Return only the lines from the top of the material through the line marked by "Cumulative Receipts/Total Daily", unaltered.

start

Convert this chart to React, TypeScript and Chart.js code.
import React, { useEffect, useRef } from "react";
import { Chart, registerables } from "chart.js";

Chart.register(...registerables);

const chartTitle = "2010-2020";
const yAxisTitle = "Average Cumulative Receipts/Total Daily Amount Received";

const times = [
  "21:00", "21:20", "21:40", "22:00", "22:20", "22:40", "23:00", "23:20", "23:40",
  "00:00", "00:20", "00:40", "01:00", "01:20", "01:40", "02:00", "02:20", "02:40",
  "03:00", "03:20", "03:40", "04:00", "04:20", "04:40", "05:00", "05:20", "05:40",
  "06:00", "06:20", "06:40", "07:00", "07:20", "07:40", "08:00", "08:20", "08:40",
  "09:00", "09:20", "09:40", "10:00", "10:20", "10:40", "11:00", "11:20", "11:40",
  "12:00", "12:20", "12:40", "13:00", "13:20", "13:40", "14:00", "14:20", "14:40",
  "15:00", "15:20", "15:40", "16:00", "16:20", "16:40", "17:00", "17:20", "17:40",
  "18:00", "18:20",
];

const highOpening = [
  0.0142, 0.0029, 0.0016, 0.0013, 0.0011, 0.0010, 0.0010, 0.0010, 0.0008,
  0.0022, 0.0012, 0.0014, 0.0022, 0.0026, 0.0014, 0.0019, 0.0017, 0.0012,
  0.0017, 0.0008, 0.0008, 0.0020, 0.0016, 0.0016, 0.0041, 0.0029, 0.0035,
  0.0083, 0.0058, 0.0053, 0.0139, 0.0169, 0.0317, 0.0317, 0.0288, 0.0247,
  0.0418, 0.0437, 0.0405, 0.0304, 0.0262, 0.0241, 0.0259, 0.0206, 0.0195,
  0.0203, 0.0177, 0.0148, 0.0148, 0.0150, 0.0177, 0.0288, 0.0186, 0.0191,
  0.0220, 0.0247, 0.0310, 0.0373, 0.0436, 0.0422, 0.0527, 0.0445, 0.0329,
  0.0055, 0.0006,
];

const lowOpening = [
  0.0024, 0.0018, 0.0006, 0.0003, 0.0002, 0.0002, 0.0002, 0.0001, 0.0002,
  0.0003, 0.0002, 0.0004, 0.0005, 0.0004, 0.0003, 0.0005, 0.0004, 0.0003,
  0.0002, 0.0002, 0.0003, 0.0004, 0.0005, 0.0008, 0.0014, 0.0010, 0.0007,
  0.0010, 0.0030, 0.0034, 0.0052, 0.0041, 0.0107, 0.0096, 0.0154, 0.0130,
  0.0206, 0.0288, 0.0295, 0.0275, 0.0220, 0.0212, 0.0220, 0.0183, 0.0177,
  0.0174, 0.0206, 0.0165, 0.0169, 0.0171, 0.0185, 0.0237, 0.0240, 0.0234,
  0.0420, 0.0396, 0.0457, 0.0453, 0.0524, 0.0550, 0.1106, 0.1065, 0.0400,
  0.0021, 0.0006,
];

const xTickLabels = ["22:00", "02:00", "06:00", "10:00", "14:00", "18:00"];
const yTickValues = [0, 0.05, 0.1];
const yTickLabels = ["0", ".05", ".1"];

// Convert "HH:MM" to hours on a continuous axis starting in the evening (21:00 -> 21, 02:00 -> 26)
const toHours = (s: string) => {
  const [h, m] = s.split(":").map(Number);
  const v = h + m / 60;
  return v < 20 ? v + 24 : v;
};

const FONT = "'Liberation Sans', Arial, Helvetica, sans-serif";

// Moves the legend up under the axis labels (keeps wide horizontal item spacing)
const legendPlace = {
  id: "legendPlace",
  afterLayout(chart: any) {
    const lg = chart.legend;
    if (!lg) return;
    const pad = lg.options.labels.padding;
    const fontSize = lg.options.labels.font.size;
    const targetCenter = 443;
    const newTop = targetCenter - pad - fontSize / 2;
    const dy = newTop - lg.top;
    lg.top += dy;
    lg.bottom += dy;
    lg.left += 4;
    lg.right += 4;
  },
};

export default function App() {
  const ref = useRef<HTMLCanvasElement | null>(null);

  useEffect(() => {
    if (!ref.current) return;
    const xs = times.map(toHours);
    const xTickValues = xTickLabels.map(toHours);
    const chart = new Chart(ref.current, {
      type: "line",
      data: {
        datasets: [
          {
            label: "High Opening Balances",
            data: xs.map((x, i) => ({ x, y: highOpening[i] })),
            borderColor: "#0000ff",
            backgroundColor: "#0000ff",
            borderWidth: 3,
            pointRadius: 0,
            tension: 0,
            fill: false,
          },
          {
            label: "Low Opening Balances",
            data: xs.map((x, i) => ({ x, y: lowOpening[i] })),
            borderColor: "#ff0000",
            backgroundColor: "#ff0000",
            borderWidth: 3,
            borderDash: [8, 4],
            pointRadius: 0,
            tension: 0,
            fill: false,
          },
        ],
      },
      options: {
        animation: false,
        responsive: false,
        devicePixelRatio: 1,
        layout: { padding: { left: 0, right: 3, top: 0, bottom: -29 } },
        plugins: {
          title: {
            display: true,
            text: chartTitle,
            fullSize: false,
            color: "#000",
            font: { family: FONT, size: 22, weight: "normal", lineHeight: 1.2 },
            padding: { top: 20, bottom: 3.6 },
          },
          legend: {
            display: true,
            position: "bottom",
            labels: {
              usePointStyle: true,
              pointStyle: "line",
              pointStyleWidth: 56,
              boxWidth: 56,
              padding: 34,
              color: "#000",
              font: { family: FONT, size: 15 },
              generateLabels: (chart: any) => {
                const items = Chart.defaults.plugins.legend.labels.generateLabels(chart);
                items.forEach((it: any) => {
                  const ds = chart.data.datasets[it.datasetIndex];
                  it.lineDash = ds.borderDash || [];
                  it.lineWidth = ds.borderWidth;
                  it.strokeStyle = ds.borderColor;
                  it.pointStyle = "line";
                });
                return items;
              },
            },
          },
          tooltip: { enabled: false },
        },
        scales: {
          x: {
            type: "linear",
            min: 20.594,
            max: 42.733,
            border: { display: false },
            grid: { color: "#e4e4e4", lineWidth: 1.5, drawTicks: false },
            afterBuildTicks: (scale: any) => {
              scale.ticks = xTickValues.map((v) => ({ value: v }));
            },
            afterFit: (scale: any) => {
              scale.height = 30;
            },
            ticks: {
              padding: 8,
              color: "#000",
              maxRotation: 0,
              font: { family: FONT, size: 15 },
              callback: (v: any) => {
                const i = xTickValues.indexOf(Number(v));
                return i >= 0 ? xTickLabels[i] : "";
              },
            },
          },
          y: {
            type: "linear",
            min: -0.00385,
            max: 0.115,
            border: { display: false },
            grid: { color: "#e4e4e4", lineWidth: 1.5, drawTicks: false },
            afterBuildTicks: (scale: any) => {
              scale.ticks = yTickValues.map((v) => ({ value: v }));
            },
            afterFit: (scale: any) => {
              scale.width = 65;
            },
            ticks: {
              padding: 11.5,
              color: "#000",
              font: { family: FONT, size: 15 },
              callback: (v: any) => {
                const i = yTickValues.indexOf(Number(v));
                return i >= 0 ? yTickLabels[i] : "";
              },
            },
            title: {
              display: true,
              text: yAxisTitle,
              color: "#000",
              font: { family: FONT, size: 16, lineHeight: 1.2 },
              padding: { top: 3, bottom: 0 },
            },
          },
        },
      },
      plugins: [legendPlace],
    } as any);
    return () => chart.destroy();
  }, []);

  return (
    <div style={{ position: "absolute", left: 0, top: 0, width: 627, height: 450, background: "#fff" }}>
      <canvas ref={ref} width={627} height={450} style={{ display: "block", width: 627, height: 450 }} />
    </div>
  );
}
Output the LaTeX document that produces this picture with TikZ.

end

**COMPLETE ANSWER**.
Convert this chart to React, TypeScript and Chart.js code.
import React, { useEffect, useRef } from "react";
import { Chart, registerables } from "chart.js";

Chart.register(...registerables);

const chartTitle = "2010-2020";
const yAxisTitle = "Average Cumulative Receipts/Total Daily Amount Received";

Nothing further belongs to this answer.